■ **WHAT YOU SHOULD DO**
Repeat the data word for word. Do not include the pictures.
** START MATERIAL **
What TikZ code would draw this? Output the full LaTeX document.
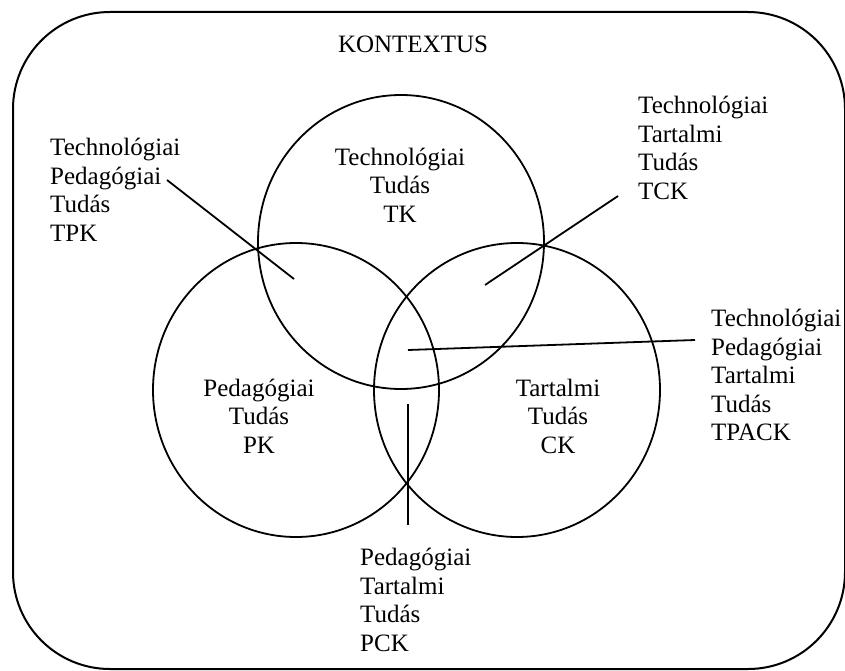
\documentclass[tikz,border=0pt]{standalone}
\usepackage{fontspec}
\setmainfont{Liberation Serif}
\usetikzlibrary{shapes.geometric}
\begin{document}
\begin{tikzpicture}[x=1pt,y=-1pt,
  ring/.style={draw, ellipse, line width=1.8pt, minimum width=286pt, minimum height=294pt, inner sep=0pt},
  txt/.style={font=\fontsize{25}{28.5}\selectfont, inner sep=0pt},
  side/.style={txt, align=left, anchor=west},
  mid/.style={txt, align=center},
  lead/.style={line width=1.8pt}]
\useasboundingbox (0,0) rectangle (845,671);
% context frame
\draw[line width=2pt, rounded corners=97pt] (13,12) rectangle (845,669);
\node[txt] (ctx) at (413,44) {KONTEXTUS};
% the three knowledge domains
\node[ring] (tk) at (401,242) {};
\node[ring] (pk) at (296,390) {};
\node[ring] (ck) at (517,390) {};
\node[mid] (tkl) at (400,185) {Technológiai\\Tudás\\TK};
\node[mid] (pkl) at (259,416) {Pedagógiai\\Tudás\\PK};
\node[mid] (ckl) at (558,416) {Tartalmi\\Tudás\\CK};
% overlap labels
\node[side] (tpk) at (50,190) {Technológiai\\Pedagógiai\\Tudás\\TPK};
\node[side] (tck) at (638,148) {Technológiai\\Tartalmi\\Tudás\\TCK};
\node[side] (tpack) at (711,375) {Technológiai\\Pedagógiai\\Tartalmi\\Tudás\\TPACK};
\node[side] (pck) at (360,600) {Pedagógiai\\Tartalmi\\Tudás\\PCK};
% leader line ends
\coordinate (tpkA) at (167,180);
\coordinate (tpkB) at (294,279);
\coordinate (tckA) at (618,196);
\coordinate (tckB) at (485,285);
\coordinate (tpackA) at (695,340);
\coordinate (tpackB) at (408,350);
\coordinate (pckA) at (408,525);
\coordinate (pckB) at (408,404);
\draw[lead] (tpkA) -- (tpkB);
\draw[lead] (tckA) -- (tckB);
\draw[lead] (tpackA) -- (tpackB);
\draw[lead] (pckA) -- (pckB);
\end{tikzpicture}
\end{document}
** END MATERIAL **
■ **OUTPUT FOR THIS TASK**
What TikZ code would draw this? Output the full LaTeX document.
\documentclass[tikz,border=0pt]{standalone}
\usepackage{fontspec}
\setmainfont{Liberation Serif}
\usetikzlibrary{shapes.geometric}
\begin{document}
\begin{tikzpicture}[x=1pt,y=-1pt,
  ring/.style={draw, ellipse, line width=1.8pt, minimum width=286pt, minimum height=294pt, inner sep=0pt},
  txt/.style={font=\fontsize{25}{28.5}\selectfont, inner sep=0pt},
  side/.style={txt, align=left, anchor=west},
  mid/.style={txt, align=center},
  lead/.style={line width=1.8pt}]
\useasboundingbox (0,0) rectangle (845,671);
% context frame
\draw[line width=2pt, rounded corners=97pt] (13,12) rectangle (845,669);
\node[txt] (ctx) at (413,44) {KONTEXTUS};
% the three knowledge domains
\node[ring] (tk) at (401,242) {};
\node[ring] (pk) at (296,390) {};
\node[ring] (ck) at (517,390) {};
\node[mid] (tkl) at (400,185) {Technológiai\\Tudás\\TK};
\node[mid] (pkl) at (259,416) {Pedagógiai\\Tudás\\PK};
\node[mid] (ckl) at (558,416) {Tartalmi\\Tudás\\CK};
% overlap labels
\node[side] (tpk) at (50,190) {Technológiai\\Pedagógiai\\Tudás\\TPK};
\node[side] (tck) at (638,148) {Technológiai\\Tartalmi\\Tudás\\TCK};
\node[side] (tpack) at (711,375) {Technológiai\\Pedagógiai\\Tartalmi\\Tudás\\TPACK};
\node[side] (pck) at (360,600) {Pedagógiai\\Tartalmi\\Tudás\\PCK};
% leader line ends
\coordinate (tpkA) at (167,180);
\coordinate (tpkB) at (294,279);
\coordinate (tckA) at (618,196);
\coordinate (tckB) at (485,285);
\coordinate (tpackA) at (695,340);
\coordinate (tpackB) at (408,350);
\coordinate (pckA) at (408,525);
\coordinate (pckB) at (408,404);
\draw[lead] (tpkA) -- (tpkB);
\draw[lead] (tckA) -- (tckB);
\draw[lead] (tpackA) -- (tpackB);
\draw[lead] (pckA) -- (pckB);
\end{tikzpicture}
\end{document}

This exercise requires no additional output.